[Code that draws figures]
◆ ◆ ◆ ◆ ◆
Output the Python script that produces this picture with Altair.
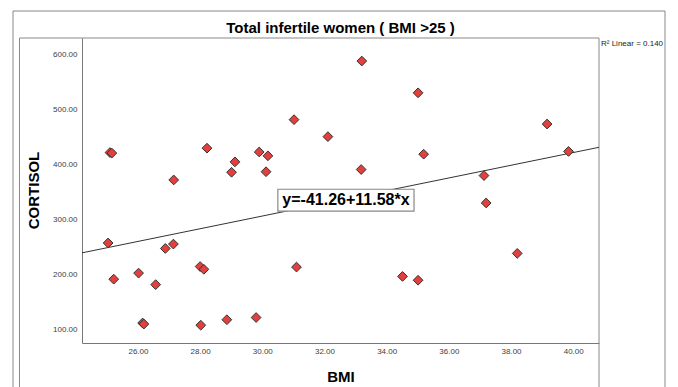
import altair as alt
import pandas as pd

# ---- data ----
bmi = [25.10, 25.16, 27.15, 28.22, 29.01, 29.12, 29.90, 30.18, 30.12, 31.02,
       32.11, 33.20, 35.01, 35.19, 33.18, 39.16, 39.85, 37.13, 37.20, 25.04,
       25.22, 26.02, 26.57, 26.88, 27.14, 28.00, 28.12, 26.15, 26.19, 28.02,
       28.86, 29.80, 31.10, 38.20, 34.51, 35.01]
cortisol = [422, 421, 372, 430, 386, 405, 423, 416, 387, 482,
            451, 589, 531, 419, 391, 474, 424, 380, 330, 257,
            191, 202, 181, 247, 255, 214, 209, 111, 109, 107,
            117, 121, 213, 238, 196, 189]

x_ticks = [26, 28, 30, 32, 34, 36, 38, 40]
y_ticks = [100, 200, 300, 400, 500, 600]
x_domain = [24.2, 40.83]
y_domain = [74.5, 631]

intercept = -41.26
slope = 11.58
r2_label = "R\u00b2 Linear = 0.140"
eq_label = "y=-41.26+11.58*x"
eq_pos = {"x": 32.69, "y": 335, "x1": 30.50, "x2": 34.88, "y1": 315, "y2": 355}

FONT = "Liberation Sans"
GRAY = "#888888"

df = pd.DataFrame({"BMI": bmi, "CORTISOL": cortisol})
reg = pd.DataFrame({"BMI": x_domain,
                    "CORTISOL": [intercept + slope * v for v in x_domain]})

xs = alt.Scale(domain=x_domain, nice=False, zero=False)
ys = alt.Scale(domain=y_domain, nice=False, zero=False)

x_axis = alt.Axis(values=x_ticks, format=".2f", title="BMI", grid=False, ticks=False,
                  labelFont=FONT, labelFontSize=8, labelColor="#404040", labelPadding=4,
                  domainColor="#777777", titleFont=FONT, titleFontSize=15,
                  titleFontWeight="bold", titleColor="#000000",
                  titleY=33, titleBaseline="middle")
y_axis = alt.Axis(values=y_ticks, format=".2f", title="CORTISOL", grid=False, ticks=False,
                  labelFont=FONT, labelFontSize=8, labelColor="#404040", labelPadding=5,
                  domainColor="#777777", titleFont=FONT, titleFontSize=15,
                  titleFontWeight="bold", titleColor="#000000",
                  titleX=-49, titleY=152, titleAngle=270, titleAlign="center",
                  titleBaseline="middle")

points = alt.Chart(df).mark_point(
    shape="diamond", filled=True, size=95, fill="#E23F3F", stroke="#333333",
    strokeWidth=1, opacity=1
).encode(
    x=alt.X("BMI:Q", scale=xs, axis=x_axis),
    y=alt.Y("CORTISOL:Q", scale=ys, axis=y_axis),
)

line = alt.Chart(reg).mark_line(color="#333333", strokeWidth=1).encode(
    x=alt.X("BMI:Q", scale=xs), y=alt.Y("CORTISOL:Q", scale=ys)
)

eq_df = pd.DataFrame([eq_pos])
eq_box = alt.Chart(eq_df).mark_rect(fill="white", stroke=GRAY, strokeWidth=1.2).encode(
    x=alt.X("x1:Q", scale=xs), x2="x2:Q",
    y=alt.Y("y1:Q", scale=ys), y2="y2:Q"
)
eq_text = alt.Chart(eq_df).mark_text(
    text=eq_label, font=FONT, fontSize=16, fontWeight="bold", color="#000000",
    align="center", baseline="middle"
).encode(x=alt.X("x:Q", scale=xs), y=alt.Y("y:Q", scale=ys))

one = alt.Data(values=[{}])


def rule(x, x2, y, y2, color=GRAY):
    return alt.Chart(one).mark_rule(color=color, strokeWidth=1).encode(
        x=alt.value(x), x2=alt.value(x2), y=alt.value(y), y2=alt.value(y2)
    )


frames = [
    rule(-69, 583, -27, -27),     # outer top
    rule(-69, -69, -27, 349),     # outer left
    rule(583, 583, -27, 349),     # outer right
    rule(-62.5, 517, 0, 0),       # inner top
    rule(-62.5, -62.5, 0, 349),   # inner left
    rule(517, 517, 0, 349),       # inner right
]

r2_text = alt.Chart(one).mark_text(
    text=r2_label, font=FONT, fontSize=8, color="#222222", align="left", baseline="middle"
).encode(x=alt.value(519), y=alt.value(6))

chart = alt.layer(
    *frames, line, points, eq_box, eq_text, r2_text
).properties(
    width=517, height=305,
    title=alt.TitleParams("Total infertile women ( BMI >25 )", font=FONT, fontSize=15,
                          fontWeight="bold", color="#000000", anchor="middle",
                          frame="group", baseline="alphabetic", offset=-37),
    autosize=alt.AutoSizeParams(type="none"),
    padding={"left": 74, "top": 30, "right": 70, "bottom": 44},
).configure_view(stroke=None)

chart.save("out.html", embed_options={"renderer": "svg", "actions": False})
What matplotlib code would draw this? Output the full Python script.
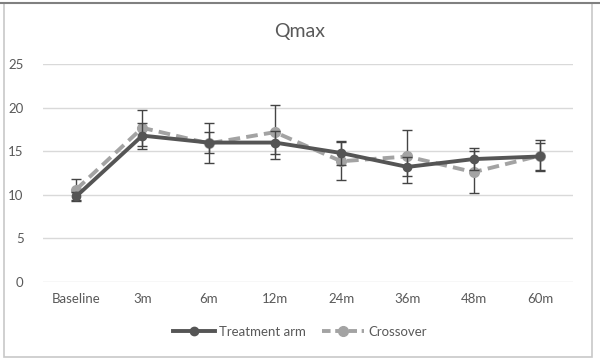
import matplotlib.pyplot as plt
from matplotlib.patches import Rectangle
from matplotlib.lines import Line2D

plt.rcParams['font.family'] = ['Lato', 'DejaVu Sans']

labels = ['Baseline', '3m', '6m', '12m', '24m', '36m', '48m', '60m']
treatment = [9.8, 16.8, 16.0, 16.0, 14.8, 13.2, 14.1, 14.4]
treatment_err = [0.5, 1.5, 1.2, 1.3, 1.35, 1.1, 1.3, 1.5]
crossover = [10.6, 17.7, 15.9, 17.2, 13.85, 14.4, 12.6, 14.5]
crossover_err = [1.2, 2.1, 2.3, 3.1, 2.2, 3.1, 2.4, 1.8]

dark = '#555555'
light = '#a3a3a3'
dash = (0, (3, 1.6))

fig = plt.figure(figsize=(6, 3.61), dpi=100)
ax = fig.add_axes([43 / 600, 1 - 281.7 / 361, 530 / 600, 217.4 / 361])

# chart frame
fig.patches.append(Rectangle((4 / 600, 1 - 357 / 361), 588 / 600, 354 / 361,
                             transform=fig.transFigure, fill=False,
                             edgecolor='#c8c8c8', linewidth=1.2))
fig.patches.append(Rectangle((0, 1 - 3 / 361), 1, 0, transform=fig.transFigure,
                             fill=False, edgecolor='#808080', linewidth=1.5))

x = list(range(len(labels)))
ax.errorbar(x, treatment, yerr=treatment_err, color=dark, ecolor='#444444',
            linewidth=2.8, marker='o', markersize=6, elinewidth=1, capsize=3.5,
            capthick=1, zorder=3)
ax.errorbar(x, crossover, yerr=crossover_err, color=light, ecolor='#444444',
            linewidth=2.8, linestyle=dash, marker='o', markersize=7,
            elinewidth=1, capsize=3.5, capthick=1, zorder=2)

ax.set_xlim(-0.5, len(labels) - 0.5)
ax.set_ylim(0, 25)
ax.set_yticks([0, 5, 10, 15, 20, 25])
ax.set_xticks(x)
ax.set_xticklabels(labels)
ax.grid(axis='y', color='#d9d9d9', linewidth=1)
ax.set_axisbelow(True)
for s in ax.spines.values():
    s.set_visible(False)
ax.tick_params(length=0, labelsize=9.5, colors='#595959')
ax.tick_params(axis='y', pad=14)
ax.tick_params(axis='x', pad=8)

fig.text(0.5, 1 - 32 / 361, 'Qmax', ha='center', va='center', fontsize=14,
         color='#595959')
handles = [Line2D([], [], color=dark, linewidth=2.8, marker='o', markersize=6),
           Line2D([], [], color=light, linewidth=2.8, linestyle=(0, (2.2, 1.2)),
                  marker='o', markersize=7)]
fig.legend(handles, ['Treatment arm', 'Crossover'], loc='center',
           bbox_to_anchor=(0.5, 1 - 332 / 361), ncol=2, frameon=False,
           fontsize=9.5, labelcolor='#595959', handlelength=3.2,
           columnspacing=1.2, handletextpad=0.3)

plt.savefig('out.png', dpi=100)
◆ ◆ ◆ ◆ ◆
Skip every picture and return the lines above from the top through the one that contains "import pandas as pd".

Output the Python script that produces this picture with Altair.
import altair as alt
import pandas as pd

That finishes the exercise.